- [Exercise prompt]:
Where a line of the listing below includes the word "chart", reproduce that line.

--- Information provided ---

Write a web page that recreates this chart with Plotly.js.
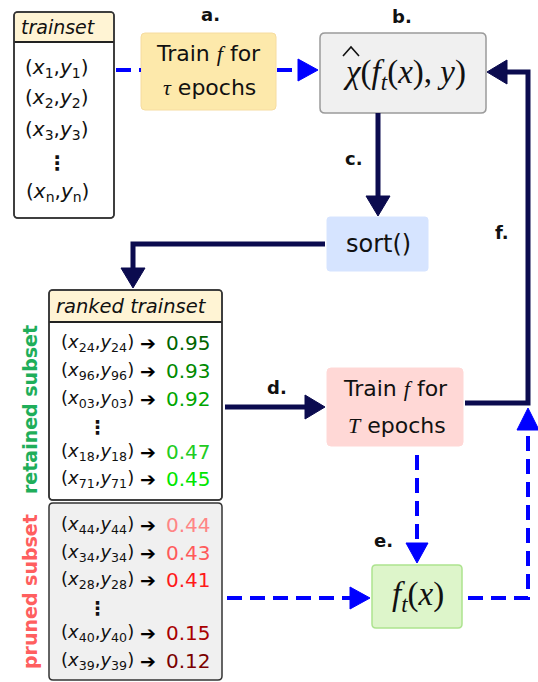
<!DOCTYPE html>
<html>
<head>
<meta charset="utf-8">
<script src="https://cdn.plot.ly/plotly-3.0.1.min.js"></script>
<style>html,body{margin:0;padding:0;background:#fff;}</style>
</head>
<body>
<div id="chart" style="width:538px;height:682px;"></div>
<script>
// ---- data (text content of the diagram) ----
const trainsetTitle = "trainset";
const trainsetIdx = ["1", "2", "3", "⋮", "n"];
const rankedTitle = "ranked trainset";
const retainedIdx = ["24", "96", "03", "⋮", "18", "71"];
const retainedScores = ["0.95", "0.93", "0.92", "", "0.47", "0.45"];
const retainedColors = ["#006400", "#008a00", "#00a600", "", "#22cc22", "#00e600"];
const prunedIdx = ["44", "34", "28", "⋮", "40", "39"];
const prunedScores = ["0.44", "0.43", "0.41", "", "0.15", "0.12"];
const prunedColors = ["#ff8585", "#ff5a5a", "#ff1a1a", "", "#a80000", "#7a0000"];
const stepLabels = ["a.", "b.", "c.", "d.", "e.", "f."];
const sideLabels = ["retained subset", "pruned subset"];
const sideColors = ["#1fae5a", "#ff5f5f"];

// ---- helpers ----
const NAVY = "#0b0b4f", BLUE = "#0000ff";
const SANS = "DejaVu Sans", SERIF = "Liberation Serif";
function rr(x0, y0, x1, y1, r) {
  return `M${x0+r},${y0} L${x1-r},${y0} Q${x1},${y0} ${x1},${y0+r} L${x1},${y1-r} Q${x1},${y1} ${x1-r},${y1} L${x0+r},${y1} Q${x0},${y1} ${x0},${y1-r} L${x0},${y0+r} Q${x0},${y0} ${x0+r},${y0} Z`;
}
function box(x0, y0, x1, y1, fill, lc, lw, r) {
  return {type: "path", xref: "x", yref: "y", path: rr(x0, y0, x1, y1, r === undefined ? 4 : r),
          fillcolor: fill, line: {color: lc, width: lw}};
}
function poly(pts, color, width, dash) {
  return {type: "path", xref: "x", yref: "y",
          path: "M" + pts.map(p => p[0] + "," + p[1]).join(" L"),
          line: {color: color, width: width, dash: dash || "solid"}};
}
function tri(pts, color) {
  return {type: "path", xref: "x", yref: "y",
          path: "M" + pts.map(p => p[0] + "," + p[1]).join(" L") + " Z",
          fillcolor: color, line: {color: color, width: 1}};
}
function txt(x, y, text, size, opts) {
  return Object.assign({x: x, y: y, xref: "x", yref: "y", text: text, showarrow: false,
    xanchor: "center", yanchor: "middle", font: {family: SANS, size: size, color: "#111"}}, opts || {});
}
const sf = s => `<span style="font-family:'${SERIF}'"><i>${s}</i></span>`;
const tuple = i => `(<i>x</i><sub>${i}</sub>,<i>y</i><sub>${i}</sub>)`;

const shapes = [];
const ann = [];

// trainset box
shapes.push(box(14, 12, 114, 218, "#ffffff", "#333", 1.5, 4));
shapes.push({type: "rect", xref: "x", yref: "y", x0: 15, x1: 113, y0: 13, y1: 42, fillcolor: "#fff4d4", line: {width: 0}});
shapes.push(poly([[14, 42], [114, 42]], "#222", 2));
shapes.push(box(14, 12, 114, 218, "rgba(0,0,0,0)", "#333", 1.5, 4));
ann.push(txt(19, 27, `<i>${trainsetTitle}</i>`, 19, {xanchor: "left"}));
const tsY = [68, 98, 130, 163, 192];
trainsetIdx.forEach((s, k) => {
  ann.push(txt(57, tsY[k], s === "⋮" ? "<b>⋮</b>" : tuple(s), 20));
});

// ranked trainset box
shapes.push(box(49, 290, 222, 500, "#ffffff", "#333", 1.5, 4));
shapes.push({type: "rect", xref: "x", yref: "y", x0: 50, x1: 221, y0: 291, y1: 322, fillcolor: "#fff4d4", line: {width: 0}});
shapes.push(poly([[49, 322], [222, 322]], "#222", 2));
shapes.push(box(49, 290, 222, 500, "rgba(0,0,0,0)", "#333", 1.5, 4));
shapes.push(box(49, 503, 222, 680, "#f0f0f0", "#333", 1.5, 4));
ann.push(txt(54, 306, `<i>${rankedTitle}</i>`, 19.5, {xanchor: "left"}));
const rY = [343, 371, 399, 427, 452, 479];
const pY = [525, 553, 580, 608, 633, 661];
function rows(idx, scores, colors, ys) {
  idx.forEach((s, k) => {
    if (s === "⋮") { ann.push(txt(97, ys[k], "<b>⋮</b>", 19)); return; }
    ann.push(txt(59, ys[k], tuple(s), 18, {xanchor: "left"}));
    ann.push(txt(148, ys[k], "➔", 19, {font: {family: SANS, size: 19, color: "#000"}}));
    ann.push(txt(164, ys[k], scores[k], 20, {xanchor: "left", font: {family: SANS, size: 20, color: colors[k]}}));
  });
}
rows(retainedIdx, retainedScores, retainedColors, rY);
rows(prunedIdx, prunedScores, prunedColors, pY);
ann.push(txt(30, 410, `<b>${sideLabels[0]}</b>`, 19, {textangle: -90, font: {family: SANS, size: 19, color: sideColors[0]}}));
ann.push(txt(30, 592, `<b>${sideLabels[1]}</b>`, 19, {textangle: -90, font: {family: SANS, size: 19, color: sideColors[1]}}));

// box a
shapes.push(box(141, 33, 276, 110, "#fde9ab", "#f6dca0", 1, 4));
ann.push(txt(208, 53, `Train ${sf("f")} for`, 22));
ann.push(txt(209, 87, `${sf("τ")} epochs`, 22));
// box b
shapes.push(box(320, 33, 486, 113, "#f0f0f0", "#9a9a9a", 1.5, 5));
ann.push(txt(404, 74, `<i>χ</i>(<i>f</i><sub><i>t</i></sub>(<i>x</i>), <i>y</i>)`, 33, {font: {family: SERIF, size: 33, color: "#111"}}));
// circumflex accent over chi
shapes.push(poly([[343, 56], [351, 47], [359, 56]], "#111", 1.6));
// sort box
shapes.push(box(327, 217, 428, 271, "#d6e4ff", "#d6e4ff", 1, 3));
ann.push(txt(378, 244, "sort()", 24));
// box T
shapes.push(box(327, 368, 463, 446, "#ffd8d6", "#ffd8d6", 1, 4));
ann.push(txt(395, 388, `Train ${sf("f")} for`, 22));
ann.push(txt(397, 425, `${sf("T")} epochs`, 22));
// box e
shapes.push(box(372, 565, 462, 628, "#ddf5ca", "#ade38f", 1.5, 4));
ann.push(txt(418, 596, `<i>f</i><sub><i>t</i></sub>(<i>x</i>)`, 33, {font: {family: SERIF, size: 33, color: "#111"}}));

// navy solid connectors
shapes.push(poly([[378, 113], [378, 198]], NAVY, 5));
shapes.push(tri([[366, 196], [390, 196], [378, 216]], NAVY));
shapes.push(poly([[325, 244], [133, 244], [133, 270]], NAVY, 5));
shapes.push(tri([[121, 268], [145, 268], [133, 288]], NAVY));
shapes.push(poly([[225, 407], [307, 407]], NAVY, 5));
shapes.push(tri([[305, 395], [305, 419], [325, 407]], NAVY));
shapes.push(poly([[465, 403], [528, 403], [528, 72], [505, 72]], NAVY, 5));
shapes.push(tri([[507, 60], [507, 84], [487, 72]], NAVY));

// blue dashed connectors
const DASH = "15px,8px";
shapes.push(poly([[116, 70], [141, 70]], BLUE, 4, DASH));
shapes.push(poly([[277, 70], [300, 70]], BLUE, 4, DASH));
shapes.push(tri([[298, 59], [298, 81], [318, 70]], BLUE));
shapes.push(poly([[417, 455], [417, 545]], BLUE, 4, DASH));
shapes.push(tri([[406, 543], [428, 543], [417, 563]], BLUE));
shapes.push(poly([[227, 598], [352, 598]], BLUE, 4, DASH));
shapes.push(tri([[350, 587], [350, 609], [370, 598]], BLUE));
shapes.push(poly([[468, 598], [528, 598], [528, 428]], BLUE, 4, DASH));
shapes.push(tri([[517, 430], [539, 430], [528, 408]], BLUE));

// step labels
const lblPos = [[210, 14], [402, 16], [354, 158], [277, 387], [383, 540], [502, 232]];
stepLabels.forEach((s, k) => ann.push(txt(lblPos[k][0], lblPos[k][1], `<b>${s}</b>`, 18)));

const layout = {
  width: 538, height: 682, margin: {l: 0, r: 0, t: 0, b: 0},
  paper_bgcolor: "#ffffff", plot_bgcolor: "#ffffff", showlegend: false,
  xaxis: {range: [0, 538], visible: false, fixedrange: true},
  yaxis: {range: [682, 0], visible: false, fixedrange: true},
  shapes: shapes, annotations: ann
};
Plotly.newPlot("chart", [{x: [], y: [], type: "scatter"}], layout, {staticPlot: true, displayModeBar: false});
</script>
</body>
</html>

---

- [Expected answer]:
Write a web page that recreates this chart with Plotly.js.
<div id="chart" style="width:538px;height:682px;"></div>
Plotly.newPlot("chart", [{x: [], y: [], type: "scatter"}], layout, {staticPlot: true, displayModeBar: false});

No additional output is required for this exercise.